这是stringr包中常用的字符串处理函数,字符串处理好了,简直是利器在手。
str_length获得字符串长度
> b<-c('abc','456','aini')
> str_length(b)
[1] 3 3 4
> length(b)
[1] 3
str_sub截断字符串
使用sub_str()访问单个字符。它有三个参数:字符向量、起始位置和结束位置。任何一个位置都可以是一个正整数,从长度计算,或者是一个负整数,从右边计算。
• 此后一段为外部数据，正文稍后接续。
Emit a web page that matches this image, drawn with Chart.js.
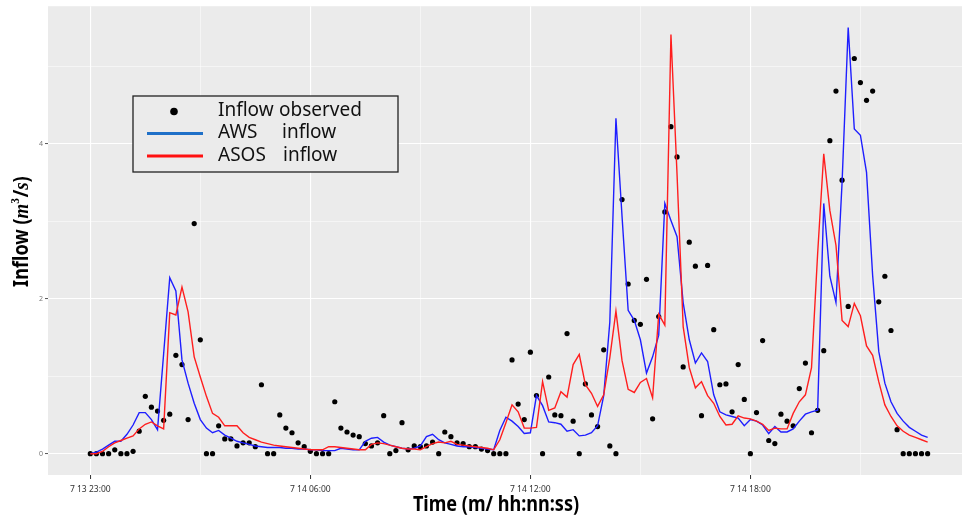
<!DOCTYPE html>
<html>
<head>
<meta charset="utf-8">
<script src="https://cdn.jsdelivr.net/npm/chart.js@4/dist/chart.umd.min.js"></script>
<style>
  html, body { margin: 0; padding: 0; background: #fff; }
  #wrap { width: 966px; height: 518px; }
</style>
</head>
<body>
<div id="wrap"><canvas id="c" width="966" height="518"></canvas></div>
<script>
// Time step between samples, in minutes
const STEP_MIN = 10;

// Observed inflow (m3/s), one value per 10-minute step
const observed = [
  0, 0, 0, 0, 0.05, 0, 0, 0.03, 0.29, 0.74,
  0.60, 0.55, 0.43, 0.51, 1.27, 1.15, 0.44, 2.97, 1.47, 0,
  0, 0.36, 0.19, 0.19, 0.10, 0.14, 0.14, 0.09, 0.89, 0,
  0, 0.50, 0.33, 0.27, 0.14, 0.09, 0.03, 0, 0, 0,
  0.67, 0.33, 0.28, 0.24, 0.22, 0.13, 0.10, 0.14, 0.49, 0,
  0.04, 0.40, 0.05, 0.10, 0.09, 0.10, 0.15, 0, 0.28, 0.22,
  0.14, 0.13, 0.09, 0.09, 0.06, 0.04, 0, 0, 0, 1.21,
  0.64, 0.44, 1.31, 0.75, 0, 0.99, 0.50, 0.49, 1.55, 0.42,
  0, 0.90, 0.50, 0.35, 1.34, 0.10, 0, 3.28, 2.19, 1.72,
  1.67, 2.25, 0.45, 1.77, 3.12, 4.22, 3.83, 1.12, 2.73, 2.42,
  0.49, 2.43, 1.60, 0.89, 0.90, 0.54, 1.15, 0.70, 0, 0.53,
  1.46, 0.17, 0.13, 0.51, 0.42, 0.36, 0.84, 1.17, 0.27, 0.56,
  1.33, 4.04, 4.68, 3.53, 1.90, 5.10, 4.79, 4.56, 4.68, 1.96,
  2.29, 1.59, 0.31, 0, 0, 0, 0, 0
];

// Simulated inflow driven by AWS rainfall
const awsInflow = [
  0, 0.02, 0.06, 0.11, 0.16, 0.16, 0.25, 0.37, 0.53, 0.53,
  0.44, 0.31, 1.29, 2.27, 2.10, 1.21, 0.91, 0.65, 0.44, 0.33,
  0.27, 0.30, 0.24, 0.20, 0.16, 0.14, 0.12, 0.10, 0.09, 0.08,
  0.08, 0.08, 0.07, 0.07, 0.06, 0.06, 0.05, 0.05, 0.04, 0.04,
  0.04, 0.07, 0.06, 0.05, 0.05, 0.16, 0.20, 0.21, 0.15, 0.11,
  0.09, 0.07, 0.06, 0.07, 0.10, 0.22, 0.25, 0.18, 0.14, 0.12,
  0.10, 0.09, 0.09, 0.08, 0.07, 0.06, 0.05, 0.30, 0.47, 0.42,
  0.35, 0.26, 0.27, 0.75, 0.62, 0.41, 0.40, 0.38, 0.29, 0.31,
  0.23, 0.24, 0.27, 0.36, 0.75, 1.70, 4.33, 3.06, 1.85, 1.72,
  1.47, 1.04, 1.25, 1.53, 3.23, 3.01, 2.80, 1.95, 1.47, 1.17,
  1.30, 1.19, 0.76, 0.54, 0.50, 0.48, 0.46, 0.36, 0.44, 0.42,
  0.37, 0.26, 0.35, 0.28, 0.28, 0.32, 0.42, 0.51, 0.54, 0.56,
  3.23, 2.29, 1.95, 3.50, 5.50, 4.19, 4.11, 3.63, 2.30, 1.32,
  0.91, 0.67, 0.52, 0.42, 0.34, 0.29, 0.24, 0.21
];

// Simulated inflow driven by ASOS rainfall
const asosInflow = [
  0, 0, 0.03, 0.09, 0.14, 0.17, 0.20, 0.23, 0.32, 0.38,
  0.41, 0.36, 0.32, 1.82, 1.79, 2.15, 1.83, 1.25, 0.99, 0.74,
  0.52, 0.47, 0.36, 0.36, 0.36, 0.27, 0.21, 0.18, 0.15, 0.13,
  0.11, 0.10, 0.09, 0.08, 0.07, 0.06, 0.05, 0.05, 0.05, 0.09,
  0.09, 0.08, 0.07, 0.06, 0.05, 0.05, 0.12, 0.14, 0.13, 0.11,
  0.09, 0.07, 0.06, 0.06, 0.05, 0.09, 0.13, 0.15, 0.14, 0.16,
  0.12, 0.11, 0.10, 0.09, 0.08, 0.07, 0.05, 0.18, 0.40, 0.63,
  0.54, 0.33, 0.33, 0.34, 0.93, 0.56, 0.59, 0.80, 0.73, 1.15,
  1.28, 0.89, 0.78, 0.61, 0.76, 1.24, 1.84, 1.20, 0.83, 0.79,
  0.92, 0.97, 0.72, 1.80, 1.66, 5.41, 3.60, 1.64, 1.11, 0.85,
  0.93, 0.75, 0.65, 0.48, 0.37, 0.38, 0.49, 0.46, 0.45, 0.42,
  0.38, 0.30, 0.33, 0.32, 0.32, 0.52, 0.67, 0.76, 1.11, 2.58,
  3.87, 3.14, 2.69, 1.72, 1.64, 1.94, 1.78, 1.39, 1.27, 0.93,
  0.63, 0.48, 0.36, 0.29, 0.24, 0.21, 0.18, 0.15
];

// Axis ticks (minutes from the first sample) and their labels
const xMajorTicks = [0, 360, 720, 1080];
const xTickLabels = ['7 13 23:00', '7 14 06:00', '7 14 12:00', '7 14 18:00'];
const xMinorTicks = [180, 540, 900, 1260];
const yMajorTicks = [0, 2, 4];
const yMinorTicks = [1, 3, 5];

const toPoints = arr => arr.map((v, i) => ({ x: i * STEP_MIN, y: v }));

const PANEL_BG = '#EBEBEB';

// Grey panel behind the grid
const panelBg = {
  id: 'panelBg',
  beforeDraw(chart) {
    const { ctx, chartArea: a } = chart;
    ctx.save();
    ctx.fillStyle = PANEL_BG;
    ctx.fillRect(a.left, a.top, a.right - a.left, a.bottom - a.top);
    ctx.restore();
  }
};

// Axis titles and the boxed legend
const decorations = {
  id: 'decorations',
  afterDraw(chart) {
    const ctx = chart.ctx;
    ctx.save();

    // x-axis title
    ctx.save();
    ctx.translate(496, 505);
    ctx.scale(0.86, 1);
    ctx.font = 'bold 21px "Noto Sans"';
    ctx.fillStyle = '#000';
    ctx.textAlign = 'center';
    ctx.textBaseline = 'middle';
    ctx.fillText('Time (m/ hh:nn:ss)', 0, 0);
    ctx.restore();

    // y-axis title: Inflow (m^3/s)
    ctx.save();
    ctx.translate(21, 232);
    ctx.rotate(-Math.PI / 2);
    ctx.scale(0.86, 1);
    ctx.fillStyle = '#000';
    ctx.textBaseline = 'alphabetic';
    const parts = [
      { t: 'Inflow (', f: 'bold 21px "Noto Sans"', dy: 0 },
      { t: 'm', f: 'bold italic 22px "Liberation Serif"', dy: 0 },
      { t: '3', f: 'bold 13px "Liberation Serif"', dy: -9 },
      { t: '/', f: 'bold 21px "Noto Sans"', dy: 0 },
      { t: 's', f: 'bold italic 22px "Liberation Serif"', dy: 0 },
      { t: ')', f: 'bold 21px "Noto Sans"', dy: 0 }
    ];
    let total = 0;
    parts.forEach(p => { ctx.font = p.f; p.w = ctx.measureText(p.t).width; total += p.w; });
    let px = -total / 2;
    parts.forEach(p => {
      ctx.font = p.f;
      ctx.fillText(p.t, px, 7 + p.dy);
      px += p.w + (p.t === '3' ? 1 : 0);
    });
    ctx.restore();

    // legend box
    ctx.fillStyle = PANEL_BG;
    ctx.fillRect(133, 96, 265, 76);
    ctx.strokeStyle = '#222';
    ctx.lineWidth = 1.3;
    ctx.strokeRect(133, 96, 265, 76);

    ctx.fillStyle = '#000';
    ctx.beginPath();
    ctx.arc(174, 111.5, 3.8, 0, Math.PI * 2);
    ctx.fill();

    ctx.lineWidth = 3;
    ctx.strokeStyle = '#1F70C8';
    ctx.beginPath(); ctx.moveTo(147, 133.5); ctx.lineTo(203, 133.5); ctx.stroke();
    ctx.strokeStyle = '#FF1010';
    ctx.beginPath(); ctx.moveTo(147, 156); ctx.lineTo(203, 156); ctx.stroke();

    ctx.font = '19px "Noto Sans"';
    ctx.fillStyle = '#111';
    ctx.textAlign = 'left';
    ctx.textBaseline = 'middle';
    ctx.fillText('Inflow', 218, 110.5);
    ctx.fillText('observed', 279, 110.5);
    ctx.fillText('AWS', 218, 133);
    ctx.fillText('inflow', 282, 133);
    ctx.fillText('ASOS', 218, 155.5);
    ctx.fillText('inflow', 283, 155.5);

    ctx.restore();
  }
};

const isMajorX = v => xMajorTicks.includes(v);
const isMajorY = v => yMajorTicks.includes(v);

new Chart(document.getElementById('c'), {
  type: 'line',
  data: {
    datasets: [
      {
        label: 'ASOS inflow',
        data: toPoints(asosInflow),
        borderColor: 'rgb(255,30,30)',
        borderWidth: 1.4,
        pointRadius: 0,
        tension: 0,
        order: 0
      },
      {
        label: 'AWS inflow',
        data: toPoints(awsInflow),
        borderColor: 'rgb(30,30,255)',
        borderWidth: 1.4,
        pointRadius: 0,
        tension: 0,
        order: 1
      },
      {
        label: 'Inflow observed',
        data: toPoints(observed),
        showLine: false,
        pointRadius: 2.6,
        pointBackgroundColor: '#000',
        pointBorderColor: '#000',
        pointBorderWidth: 0,
        order: 2
      }
    ]
  },
  options: {
    responsive: false,
    animation: false,
    events: [],
    layout: { padding: { top: 6, right: 0, left: 0, bottom: 0 } },
    plugins: { legend: { display: false }, tooltip: { enabled: false } },
    scales: {
      x: {
        type: 'linear',
        min: -69.2,
        max: 1426.2,
        afterBuildTicks: s => {
          s.ticks = [...xMajorTicks, ...xMinorTicks].sort((a, b) => a - b).map(v => ({ value: v }));
        },
        afterFit: s => { s.height = 43; },
        border: { display: false },
        grid: {
          color: '#FFFFFF',
          lineWidth: c => (c.tick && isMajorX(c.tick.value)) ? 1.1 : 0.5,
          tickLength: 4,
          tickWidth: 1,
          tickColor: c => (c.tick && isMajorX(c.tick.value)) ? '#333' : 'rgba(0,0,0,0)'
        },
        ticks: {
          autoSkip: false,
          maxRotation: 0,
          minRotation: 0,
          padding: 5,
          color: '#333',
          font: { family: 'Noto Sans', size: 8.5 },
          callback: v => {
            const k = xMajorTicks.indexOf(v);
            return k >= 0 ? xTickLabels[k] : '';
          }
        }
      },
      y: {
        type: 'linear',
        min: -0.275,
        max: 5.775,
        afterBuildTicks: s => {
          s.ticks = [...yMajorTicks, ...yMinorTicks].sort((a, b) => a - b).map(v => ({ value: v }));
        },
        afterFit: s => { s.width = 48; },
        border: { display: false },
        grid: {
          color: '#FFFFFF',
          lineWidth: c => (c.tick && isMajorY(c.tick.value)) ? 1.1 : 0.5,
          tickLength: 3,
          tickWidth: 1,
          tickColor: c => (c.tick && isMajorY(c.tick.value)) ? '#555' : 'rgba(0,0,0,0)'
        },
        ticks: {
          padding: 2,
          color: '#777',
          font: { family: 'Noto Sans', size: 7 },
          callback: v => isMajorY(v) ? String(v) : ''
        }
      }
    }
  },
  plugins: [panelBg, decorations]
});
</script>
</body>
</html>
x <- c("abcdef", "ghifjk")
str_sub(x, 3, 3)
#> [1] "c" "i"
str_sub(x, 2, -2)
#> [1] "bcde" "hifj"
str_sub可以修改字符
str_sub(x, 3, 3) <- "X"
x
#> [1] "abXdef" "ghXfjk"
str_pad通过增加空格来将字符串长度在某一长度
x <- c("abc", "defghi")
str_pad(x, 10)
#> [1] " abc" " defghi"
str_pad(x, 10, "both")
#> [1] " abc " " defghi "
#str_pad不会将字符长度缩短
str_pad(x, 4)
#> [1] " abc" "defghi"
x <- c("Short", "This is a long string")
x %>%
str_trunc(10) %>%
str_pad(10, "right")
#> [1] "Short " "This is..."
str_trim与str_pad相反,删除空格
x <- c(" a ", "b ", " c")
str_trim(x)
#> [1] "a" "b" "c"
str_trim(x, "left")
#> [1] "a " "b " "c"
str_wrap包装一段文字,使每一行的长度尽可能相似。
jabberwocky <- str_c(
"`Twas brillig, and the slithy toves ",
"did gyre and gimble in the wabe: ",
"All mimsy were the borogoves, ",
"and the mome raths outgrabe. "
)
cat(str_wrap(jabberwocky, width = 40))
#> `Twas brillig, and the slithy toves did
#> gyre and gimble in the wabe: All mimsy
#> were the borogoves, and the mome raths
#> outgrabe.
str_to_upper、str_to_lower大小写和str_to_title首字母
x <- "I like horses."
str_to_upper(x)
#> [1] "I LIKE HORSES."
str_to_title(x)
#> [1] "I Like Horses."
str_to_lower(x)
#> [1] "i like horses."
# Turkish has two sorts of i: with and without the dot
str_to_lower(x, "tr")
#> [1] "ı like horses."
str_order()和str_sort()对字符向量排序
str_order和str_sort的区别在于前者返回排序后的索引(下标),后者返回排序后的实际值
x <- c("y", "i", "k")
str_order(x)
#> [1] 2 3 1
str_sort(x)
#> [1] "i" "k" "y"
# In Lithuanian, y comes between i and k
str_sort(x, locale = "lt")
#> [1] "i" "y" "k"
str_detect()str_subset()检测字符串中是否存在某种匹配模
str_detect()检测模式的存在与否,并返回逻辑向量(类似于grepl())。str_子集()返回与正则表达式(类似于grep()的value = TRUE)匹配的字符向量的元素)。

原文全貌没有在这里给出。